▶ [Challenge]: Reproduce the listing below without changes, except that pictures are left out.

▶ [Material]:
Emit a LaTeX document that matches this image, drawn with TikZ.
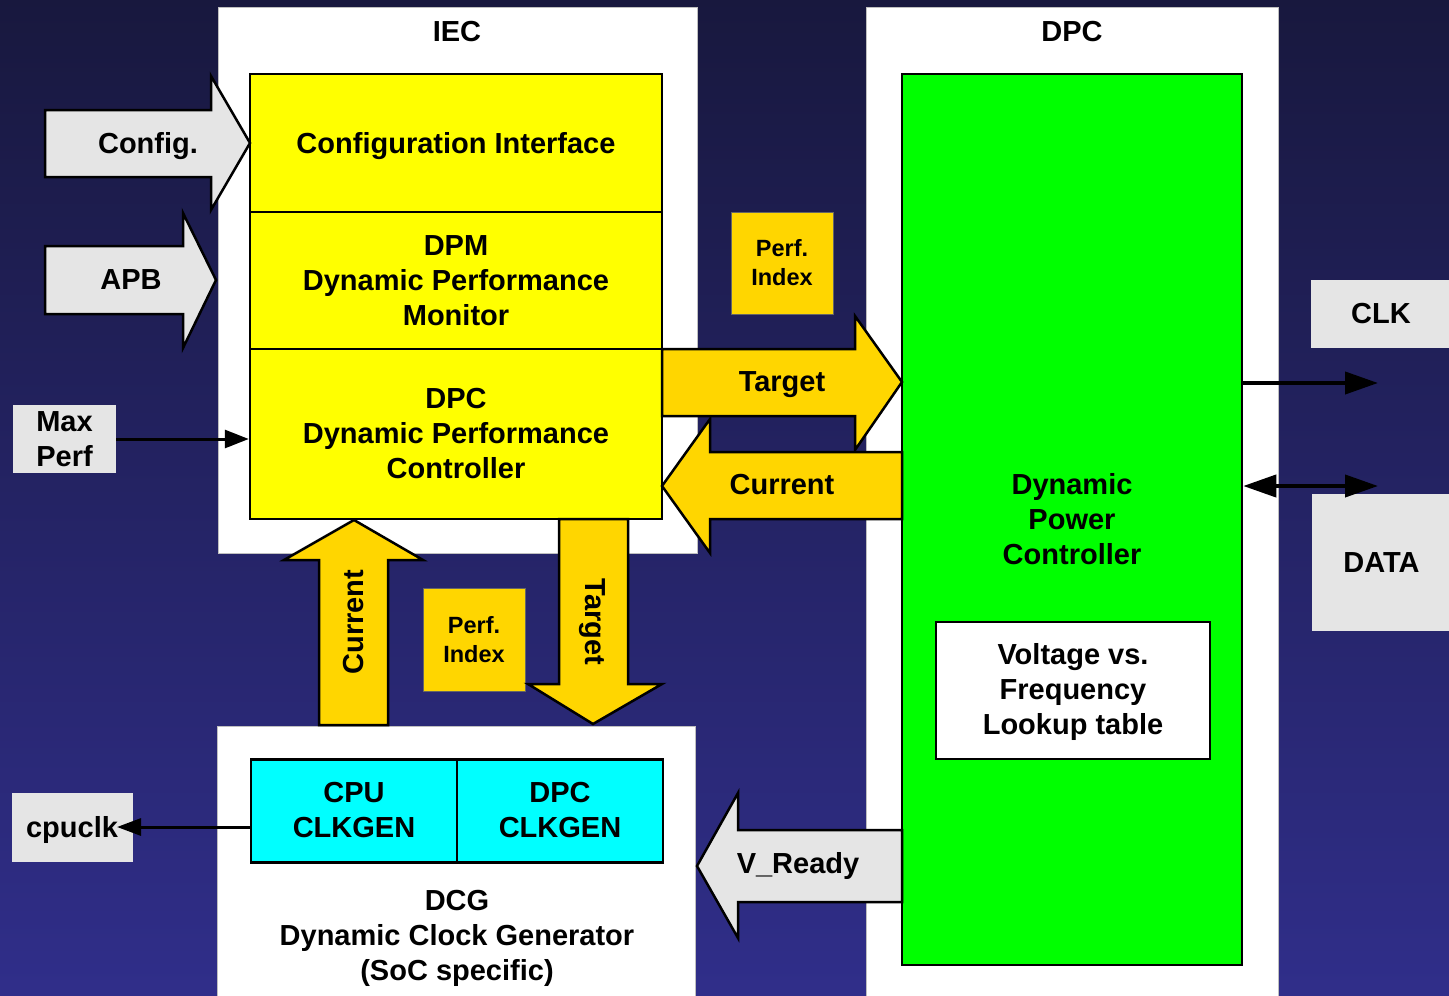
\documentclass[tikz,border=0pt]{standalone}
\usepackage{fontspec}
\setmainfont{Liberation Sans}
\usetikzlibrary{arrows.meta}
\definecolor{bgtop}{RGB}{24,24,62}
\definecolor{bgbot}{RGB}{48,46,138}
\definecolor{gold}{RGB}{255,214,0}
\definecolor{lgray}{RGB}{229,229,229}
\definecolor{yel}{RGB}{255,255,0}
\definecolor{grn}{RGB}{0,255,0}
\definecolor{cyn}{RGB}{0,255,255}
\begin{document}
\begin{tikzpicture}[x=1pt,y=-1pt,
 txt/.style={font=\bfseries\fontsize{29}{35}\selectfont, align=center, text=black},
 small/.style={font=\bfseries\fontsize{23.5}{29}\selectfont, align=center, text=black},
 blk/.style={draw=black, line width=2.5pt, inner sep=0pt, txt},
 wbox/.style={fill=white, draw=gray!50, line width=1pt, inner sep=0pt},
 gbox/.style={fill=lgray, inner sep=0pt, txt},
 pibox/.style={fill=gold, draw=black!60, line width=1pt, inner sep=0pt, small},
 barrow/.style={draw=black, line width=2.5pt, line join=miter},
 conn/.style={draw=black, line width=3pt},
]
\shade[top color=bgtop, bottom color=bgbot] (0,0) rectangle (1449,996);
\useasboundingbox (0,0) rectangle (1449,996);

% white containers
\node[wbox, minimum width=479pt, minimum height=546pt] (iec) at (457.5,280) {};
\node[txt] (iectitle) at (457,32) {IEC};
\node[wbox, minimum width=412pt, minimum height=994pt] (dpcbox) at (1072,504) {};
\node[txt] (dpctitle) at (1072,32) {DPC};
\node[wbox, minimum width=478pt, minimum height=276pt] (dcgbox) at (456,864) {};

% IEC blocks
\node[blk, fill=yel, minimum width=412pt, minimum height=138pt] (cfg) at (456,143) {};
\node[txt] (cfglabel) at (456,146) {Configuration Interface};
\node[blk, fill=yel, minimum width=412pt, minimum height=137pt] (dpm) at (456,280.5) {DPM\\Dynamic Performance\\Monitor};
\node[blk, fill=yel, minimum width=412pt, minimum height=170pt] (dpcc) at (456,434) {DPC\\Dynamic Performance\\Controller};

% DPC blocks
\node[blk, fill=grn, minimum width=340pt, minimum height=891pt] (dpwr) at (1072,519.5) {};
\node[txt] (dpwrlabel) at (1072,519) {Dynamic\\Power\\Controller};
\node[blk, fill=white, minimum width=274pt, minimum height=137pt] (lut) at (1073,690.5) {};
\node[txt] (lutlabel) at (1073,692) {Voltage vs.\\Frequency\\Lookup table};

% DCG blocks
\node[blk, fill=cyn, minimum width=206pt, minimum height=103pt] (cpugen) at (354,811) {};
\node[txt] (cpugenlabel) at (354,810) {CPU\\CLKGEN};
\node[blk, fill=cyn, minimum width=206pt, minimum height=103pt] (dpcgen) at (560,811) {};
\node[txt] (dpcgenlabel) at (560,810) {DPC\\CLKGEN};
\node[txt] (dcglabel) at (457,938) {DCG\\Dynamic Clock Generator\\(SoC specific)};

% external grey boxes
\node[gbox, minimum width=103pt, minimum height=68pt] (maxperf) at (64.5,439) {};
\node[txt] (maxperflabel) at (64.5,439) {Max\\Perf};
\node[gbox, minimum width=121pt, minimum height=69pt] (cpuclk) at (72.5,827.5) {};
\node[txt] (cpuclklabel) at (72,830) {cpuclk};
\node[gbox, minimum width=140pt, minimum height=68pt] (clk) at (1381,314) {CLK};
\node[gbox, minimum width=139pt, minimum height=137pt] (data) at (1381.5,562.5) {DATA};

% perf index boxes
\node[pibox, minimum width=102pt, minimum height=102pt] (pi1) at (782,263) {Perf.\\Index};
\node[pibox, minimum width=102pt, minimum height=103pt] (pi2) at (474,639.5) {Perf.\\Index};

% block arrows
\draw[barrow, fill=lgray] (45,110) -- (211,110) -- (211,76) -- (250,143) -- (211,210) -- (211,177) -- (45,177) -- cycle;
\node[txt] (cfglbl) at (148,146) {Config.};
\draw[barrow, fill=lgray] (45,246) -- (183,246) -- (183,213) -- (216,280) -- (183,348) -- (183,314) -- (45,314) -- cycle;
\node[txt] (apblbl) at (131,280) {APB};
\draw[barrow, fill=gold] (662,349) -- (855,349) -- (855,316) -- (902,382) -- (855,450) -- (855,416) -- (662,416) -- cycle;
\node[txt] (tgtlbl) at (782,385) {Target};
\draw[barrow, fill=gold] (902,452) -- (710,452) -- (710,419) -- (662,486) -- (710,553) -- (710,519) -- (902,519) -- cycle;
\node[txt] (curlbl) at (782,485) {Current};
\draw[barrow, fill=gold] (319,725) -- (319,560) -- (284,560) -- (354,520) -- (423,560) -- (388,560) -- (388,725) -- cycle;
\node[txt, rotate=90] (curvlbl) at (354,622) {Current};
\draw[barrow, fill=gold] (559,519) -- (559,684) -- (528,684) -- (593,724) -- (662,684) -- (628,684) -- (628,519) -- cycle;
\node[txt, rotate=-90] (tgtvlbl) at (592,622) {Target};
\draw[barrow, fill=lgray] (902,830) -- (738,830) -- (738,793) -- (697,866) -- (738,938) -- (738,902) -- (902,902) -- cycle;
\node[txt] (vrdylbl) at (798,866) {V\_Ready};

% connectors
\draw[conn, -{Triangle[length=24pt,width=18pt]}] (maxperf.east) -- (maxperf.east -| dpcc.west);
\coordinate (clkend) at (1378,383);
\draw[conn, line width=4pt, -{Triangle[length=33pt,width=22pt]}] (dpwr.east |- clkend) -- (clkend);
\coordinate (dataend) at (1378,486);
\draw[conn, line width=4pt, {Triangle[length=33pt,width=22pt]}-{Triangle[length=33pt,width=22pt]}] (dpwr.east |- dataend) -- (dataend);
\coordinate (cpuclkend) at (117,827);
\draw[conn, -{Triangle[length=24pt,width=17pt]}] (cpugen.west |- cpuclkend) -- (cpuclkend);
\end{tikzpicture}
\end{document}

▶ [In response]:
Emit a LaTeX document that matches this image, drawn with TikZ.
\documentclass[tikz,border=0pt]{standalone}
\usepackage{fontspec}
\setmainfont{Liberation Sans}
\usetikzlibrary{arrows.meta}
\definecolor{bgtop}{RGB}{24,24,62}
\definecolor{bgbot}{RGB}{48,46,138}
\definecolor{gold}{RGB}{255,214,0}
\definecolor{lgray}{RGB}{229,229,229}
\definecolor{yel}{RGB}{255,255,0}
\definecolor{grn}{RGB}{0,255,0}
\definecolor{cyn}{RGB}{0,255,255}
\begin{document}
\begin{tikzpicture}[x=1pt,y=-1pt,
 txt/.style={font=\bfseries\fontsize{29}{35}\selectfont, align=center, text=black},
 small/.style={font=\bfseries\fontsize{23.5}{29}\selectfont, align=center, text=black},
 blk/.style={draw=black, line width=2.5pt, inner sep=0pt, txt},
 wbox/.style={fill=white, draw=gray!50, line width=1pt, inner sep=0pt},
 gbox/.style={fill=lgray, inner sep=0pt, txt},
 pibox/.style={fill=gold, draw=black!60, line width=1pt, inner sep=0pt, small},
 barrow/.style={draw=black, line width=2.5pt, line join=miter},
 conn/.style={draw=black, line width=3pt},
]
\shade[top color=bgtop, bottom color=bgbot] (0,0) rectangle (1449,996);
\useasboundingbox (0,0) rectangle (1449,996);

% white containers
\node[wbox, minimum width=479pt, minimum height=546pt] (iec) at (457.5,280) {};
\node[txt] (iectitle) at (457,32) {IEC};
\node[wbox, minimum width=412pt, minimum height=994pt] (dpcbox) at (1072,504) {};
\node[txt] (dpctitle) at (1072,32) {DPC};
\node[wbox, minimum width=478pt, minimum height=276pt] (dcgbox) at (456,864) {};

% IEC blocks
\node[blk, fill=yel, minimum width=412pt, minimum height=138pt] (cfg) at (456,143) {};
\node[txt] (cfglabel) at (456,146) {Configuration Interface};
\node[blk, fill=yel, minimum width=412pt, minimum height=137pt] (dpm) at (456,280.5) {DPM\\Dynamic Performance\\Monitor};
\node[blk, fill=yel, minimum width=412pt, minimum height=170pt] (dpcc) at (456,434) {DPC\\Dynamic Performance\\Controller};

% DPC blocks
\node[blk, fill=grn, minimum width=340pt, minimum height=891pt] (dpwr) at (1072,519.5) {};
\node[txt] (dpwrlabel) at (1072,519) {Dynamic\\Power\\Controller};
\node[blk, fill=white, minimum width=274pt, minimum height=137pt] (lut) at (1073,690.5) {};
\node[txt] (lutlabel) at (1073,692) {Voltage vs.\\Frequency\\Lookup table};

% DCG blocks
\node[blk, fill=cyn, minimum width=206pt, minimum height=103pt] (cpugen) at (354,811) {};
\node[txt] (cpugenlabel) at (354,810) {CPU\\CLKGEN};
\node[blk, fill=cyn, minimum width=206pt, minimum height=103pt] (dpcgen) at (560,811) {};
\node[txt] (dpcgenlabel) at (560,810) {DPC\\CLKGEN};
\node[txt] (dcglabel) at (457,938) {DCG\\Dynamic Clock Generator\\(SoC specific)};

% external grey boxes
\node[gbox, minimum width=103pt, minimum height=68pt] (maxperf) at (64.5,439) {};
\node[txt] (maxperflabel) at (64.5,439) {Max\\Perf};
\node[gbox, minimum width=121pt, minimum height=69pt] (cpuclk) at (72.5,827.5) {};
\node[txt] (cpuclklabel) at (72,830) {cpuclk};
\node[gbox, minimum width=140pt, minimum height=68pt] (clk) at (1381,314) {CLK};
\node[gbox, minimum width=139pt, minimum height=137pt] (data) at (1381.5,562.5) {DATA};

% perf index boxes
\node[pibox, minimum width=102pt, minimum height=102pt] (pi1) at (782,263) {Perf.\\Index};
\node[pibox, minimum width=102pt, minimum height=103pt] (pi2) at (474,639.5) {Perf.\\Index};

% block arrows
\draw[barrow, fill=lgray] (45,110) -- (211,110) -- (211,76) -- (250,143) -- (211,210) -- (211,177) -- (45,177) -- cycle;
\node[txt] (cfglbl) at (148,146) {Config.};
\draw[barrow, fill=lgray] (45,246) -- (183,246) -- (183,213) -- (216,280) -- (183,348) -- (183,314) -- (45,314) -- cycle;
\node[txt] (apblbl) at (131,280) {APB};
\draw[barrow, fill=gold] (662,349) -- (855,349) -- (855,316) -- (902,382) -- (855,450) -- (855,416) -- (662,416) -- cycle;
\node[txt] (tgtlbl) at (782,385) {Target};
\draw[barrow, fill=gold] (902,452) -- (710,452) -- (710,419) -- (662,486) -- (710,553) -- (710,519) -- (902,519) -- cycle;
\node[txt] (curlbl) at (782,485) {Current};
\draw[barrow, fill=gold] (319,725) -- (319,560) -- (284,560) -- (354,520) -- (423,560) -- (388,560) -- (388,725) -- cycle;
\node[txt, rotate=90] (curvlbl) at (354,622) {Current};
\draw[barrow, fill=gold] (559,519) -- (559,684) -- (528,684) -- (593,724) -- (662,684) -- (628,684) -- (628,519) -- cycle;
\node[txt, rotate=-90] (tgtvlbl) at (592,622) {Target};
\draw[barrow, fill=lgray] (902,830) -- (738,830) -- (738,793) -- (697,866) -- (738,938) -- (738,902) -- (902,902) -- cycle;
\node[txt] (vrdylbl) at (798,866) {V\_Ready};

% connectors
\draw[conn, -{Triangle[length=24pt,width=18pt]}] (maxperf.east) -- (maxperf.east -| dpcc.west);
\coordinate (clkend) at (1378,383);
\draw[conn, line width=4pt, -{Triangle[length=33pt,width=22pt]}] (dpwr.east |- clkend) -- (clkend);
\coordinate (dataend) at (1378,486);
\draw[conn, line width=4pt, {Triangle[length=33pt,width=22pt]}-{Triangle[length=33pt,width=22pt]}] (dpwr.east |- dataend) -- (dataend);
\coordinate (cpuclkend) at (117,827);
\draw[conn, -{Triangle[length=24pt,width=17pt]}] (cpugen.west |- cpuclkend) -- (cpuclkend);
\end{tikzpicture}
\end{document}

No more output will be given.